В Беслане же, по воспоминаниям заложников, в составе отряда террористов присутствовала некая группа людей славянской внешности, которых не оказалось среди убитых. При этом следствие настаивало, что все террористы были уничтожены, и остается только гадать, кто же такие эти исчезнувшие…

Любой опер-практик, работающий в сфере борьбы с терроризмом, на все эти вопросы лишь пожмет плечами: «а что вы хотите, специфика работы агента подразумевает, что для всех, кроме своего куратора, он должен выглядеть как член банды, и тогда, когда теракт не предотвращен, найдутся сотни людей, обвиняющих в причастности сами спецслужбы. Но если бы таких агентов не было, то подобных страшных терактов было бы на порядок больше».

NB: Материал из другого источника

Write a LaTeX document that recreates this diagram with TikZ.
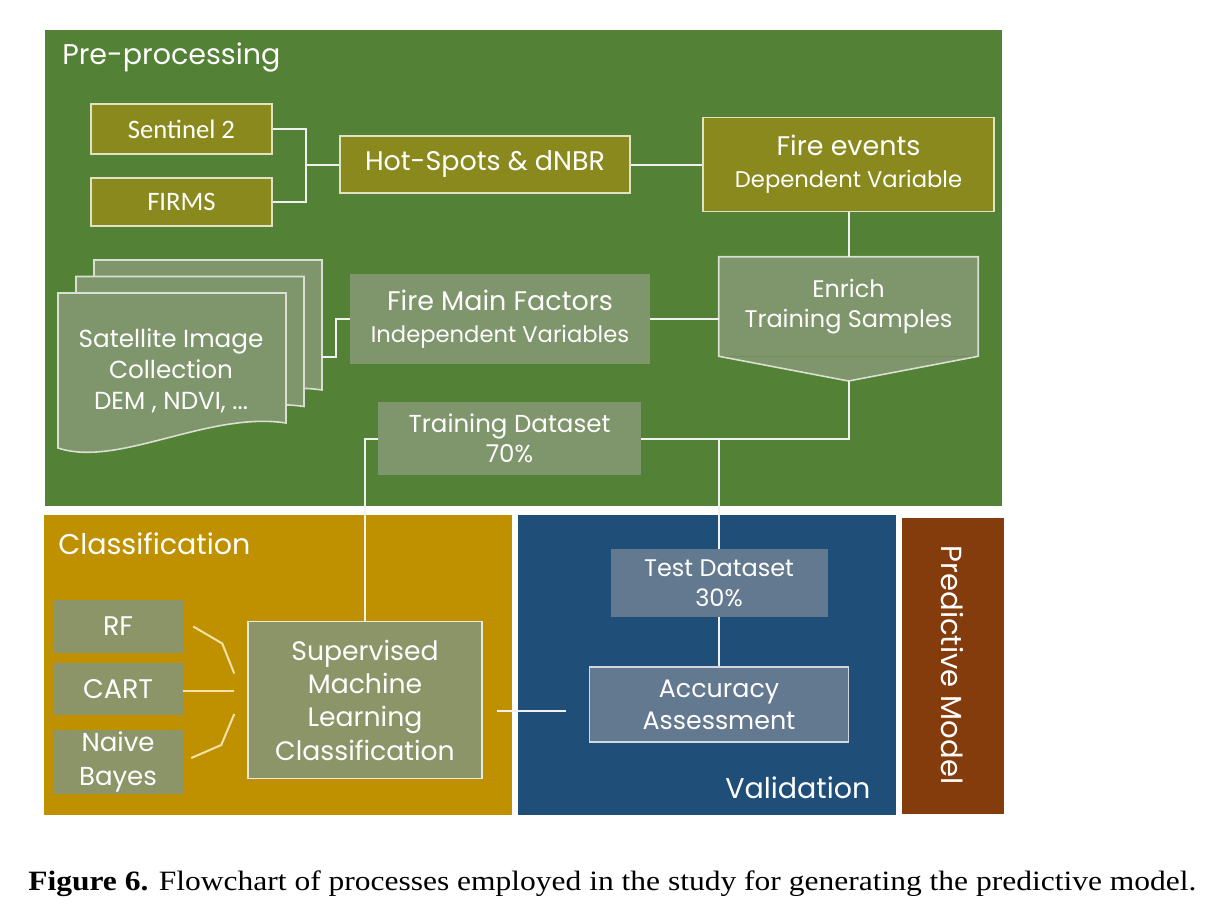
\documentclass[tikz,border=0pt]{standalone}
\usepackage{fontspec}
\setmainfont{Poppins}
\newfontfamily\calfont{Carlito}
\newfontfamily\capfont[FakeStretch=1.125]{Liberation Serif}
\newcommand{\subtxt}{\fontsize{17}{20}\selectfont}

\definecolor{preGreen}{HTML}{538135}
\definecolor{oliveBox}{HTML}{8A891D}
\definecolor{sageBox}{HTML}{7F956B}
\definecolor{goldPanel}{HTML}{BF9000}
\definecolor{khakiBox}{HTML}{8C9568}
\definecolor{navyPanel}{HTML}{1F4E79}
\definecolor{slateBox}{HTML}{62798F}
\definecolor{rustPanel}{HTML}{843C0C}
\definecolor{paleLine}{HTML}{F3E3A6}

\begin{document}
\begin{tikzpicture}[x=0.75pt, y=-0.75pt,
  every node/.style={text=white, align=center, inner sep=0pt},
  wh/.style 2 args={minimum width=#1*0.75pt, minimum height=#2*0.75pt},
  rim/.style={draw=#1, line width=1.2pt},
  obox/.style={fill=oliveBox, rim=white!75!oliveBox},
  sbox/.style={fill=sageBox},
  kbox/.style={fill=khakiBox},
  slbox/.style={fill=slateBox},
  sheet/.style={fill=sageBox, rim=white!70!sageBox},
  link/.style={draw=gray!12, line width=1.5pt},
  clink/.style={draw=paleLine, line width=1.5pt},
  title/.style={font=\fontsize{21.4}{26}\selectfont, anchor=base west},
  fbig/.style={font=\fontsize{20.2}{24}\selectfont},
  calbox/.style={font=\calfont\fontsize{20}{24}\selectfont}]
\useasboundingbox[fill=white] (0,0) rectangle (1219,913);

% panels
\fill[preGreen] (45,30) rectangle (1002,506);
\fill[goldPanel] (44,515) rectangle (512,815);
\fill[navyPanel] (518,515) rectangle (896,815);
\fill[rustPanel] (902,518) rectangle (1004,814);

\node[title] (pretitle) at (62,65) {Pre-processing};
\node[title] (cltitle) at (58,554) {Classification};
\node[title] (valtitle) at (725,798) {Validation};
\node[font=\fontsize{21.8}{26}\selectfont, rotate=-90] (predtitle) at (952,665) {Predictive Model};

% pre-processing
\node[obox, calbox, wh={181}{50}] (sen) at (181.5,129) {Sentinel 2};
\node[obox, calbox, wh={181}{48}] (firms) at (181.5,202) {FIRMS};
\node[obox, fbig, wh={290}{57}] (hot) at (485,164.5) {Hot-Spots \& dNBR};
\node[obox, fbig, wh={291}{94}] (fire) at (848.5,164.5) {Fire events\\{\subtxt Dependent Variable}};

\node[sbox, wh={259}{99}, font=\fontsize{18}{23}\selectfont] (enrich) at (848.5,306.5) {Enrich\\Training Samples};
\coordinate (tip) at (848.5,381);
\fill[sageBox] (enrich.south west) -- (tip) -- (enrich.south east) -- cycle;
\draw[rim=white!70!sageBox] (enrich.north west) -- (enrich.north east) -- (enrich.south east) -- (tip) -- (enrich.south west) -- cycle;

\foreach \sx/\sy in {94/260, 76/276.5, 58/293}
  \draw[sheet] (\sx,\sy) -- (\sx+228,\sy) -- (\sx+228,\sy+130)
    .. controls (\sx+150,\sy+118) and (\sx+60,\sy+175) .. (\sx,\sy+155) -- cycle;
\node[font=\fontsize{18.5}{23.5}\selectfont] (sat) at (171,371) {Satellite Image\\Collection\\DEM , NDVI, ...};
\coordinate (stackr) at (322,357);

\node[sbox, fbig, wh={300}{90}] (fmf) at (500,319) {Fire Main Factors\\{\subtxt Independent Variables}};
\node[sbox, wh={263}{73}, font=\fontsize{18.4}{22.5}\selectfont] (train) at (509.5,438.5) {Training Dataset\\70\%};

% classification
\node[kbox, fbig, wh={130}{53}] (rf) at (118,626.5) {RF};
\node[kbox, fbig, wh={130}{52}] (cart) at (118,689) {CART};
\node[kbox, wh={130}{64}, font=\fontsize{19.5}{25}\selectfont] (nb) at (118,762) {Naive\\Bayes};
\node[kbox, rim=white!80!khakiBox, wh={234}{157}, font=\fontsize{20}{25}\selectfont] (sup) at (365,700) {Supervised\\Machine\\Learning\\Classification};

% validation
\node[slbox, wh={217}{68}, font=\fontsize{18}{22.5}\selectfont] (test) at (719,583) {Test Dataset\\30\%};
\node[slbox, rim=white!70!slateBox, wh={259}{75}, font=\fontsize{19}{24}\selectfont] (acc) at (719,704.5) {Accuracy\\Assessment};

% connectors
\coordinate (j1) at (306,164.5);
\draw[link] (sen.east) -| (j1) |- (firms.east);
\draw[link] (j1) -- (hot.west);
\draw[link] (hot.east) -- (fire.west);
\draw[link] (fire.south) -- (enrich.north);
\draw[link] (fmf.east) -- (fmf.east -| enrich.west);
\draw[link] (stackr) -- ++(14,0) |- (fmf.west);
\draw[link] (train.east) -| (tip);
\draw[link] (train.east -| test.north) -- (test.north);
\draw[link] (train.west) -| (sup.north);
\draw[link] (test.south) -- (acc.north);
\draw[link, shorten <=11pt, shorten >=17pt] ([yshift=-8pt]sup.east) -- ([yshift=-8pt]sup.east -| acc.west);
\draw[clink] (rf.east) ++(10,0) -- ++(29,17) -- ++(12,30);
\draw[clink] (cart.east) ++(0,2) -- ++(51,0);
\draw[clink] (nb.east) ++(8,-4) -- ++(30,-13) -- ++(13,-31);

\node[text=black, anchor=base west, font=\capfont\fontsize{21}{25}\selectfont] (cap) at (28,890)
  {\textbf{Figure 6.} Flowchart of processes employed in the study for generating the predictive model.};
\end{tikzpicture}
\end{document}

Однако российская история помнит другой период террора — войну эсеров и российской жандармерии. Бомбисты на рубеже XIX–XX веков были пронизаны сетью агентуры, которая создавалась для предотвращения злодеяний, а в итоге сама стала мотором террора и костяком боевых организаций. Евно Азеф, разоблаченный товарищами как сотрудник Третьего охранного отделения, оправдывался: «Да, я выдавал полиции наших соратников (далее следовал перечень имен), зато я организовал ликвидации царских сатрапов» (и вновь перечислялись имена). Когда Азеф перечислял свои предательства, его правая ладонь опускалась, словно под грузом жертв, когда он вспоминал свои террористические достижения, начинала опускаться левая ладонь и ее груз перевешивал.

Кошмар того террора заключался не в тысячах убитых чиновников, многие из которых вполне были достойны этой участи, а в том, что их убийства совершались с ведома тогдашних спецслужб, которые считали эти теракты приемлемой ценой за возможность контролировать деятельность боевых организаций. Так что сейчас впору задаваться вопросом, насколько наши правоохранительные органы подошли к той черте, которую перешли 100 лет назад их предшественники.

Не менее важен вопрос о том, насколько оправдан штурм террористов. Считается, что всякая уступка порождает следующий теракт. Успех Шамиля Басаева в Буденовске породил у чеченских сепаратистов иллюзию, что подобным способом можно решить любую проблему. Этот гений террора разгромил великую страну не на поле боя, а в коридорах районной больницы. Именно там чеченцы выиграли Первую Чеченскую. Премьер-министр России Виктор Черномырдин, принявший решение о переговорах, уступках и коридоре для отхода басаевцев, был заклеймен как предатель; о том, что этот человек спас своим решением сотни жизней обычных российских граждан, никто не вспоминал.

Следствием этой точки зрения стал штурм Норд-Оста. Сто с лишним погибших заложников, погибших не от рук бандитов, а отравленных газом, который применял штурмующий спецназ, были объявлены успехом. Руководители и участники штурма получили правительственные награды. Погибшие были объявлены жертвами, павшими по вине террористов. И страна приняла это: лес рубят — щепки летят. Жертвы Норд-Оста показались приемлемой ценой за возможность ликвидировать на месте три десятка террористов.

Именно такой подход доминировал и два года спустя, когда случился захват бесланской школы. На кону стояли жизни более тысячи людей. И был штурм, и погиб в результате 331 человек, и среди них были 172 ребенка, и как в театральном центре на Дубровке большинство погибло вовсе не от пуль, выпущенных террористами. Показательно, что на этот раз никто не взял на себя политической ответственности, штурм объявили спонтанным, ибо его цена показалась слишком высокой.

Так что Беслан поставил сверхважный вопрос: что важнее — ликвидация преступников или спасение заложников? Оказалось, что «слабость Черномырдина» может быть более приемлемой, чем контртеррористическая твердость, проявленная при Норд-Осте и при Беслане.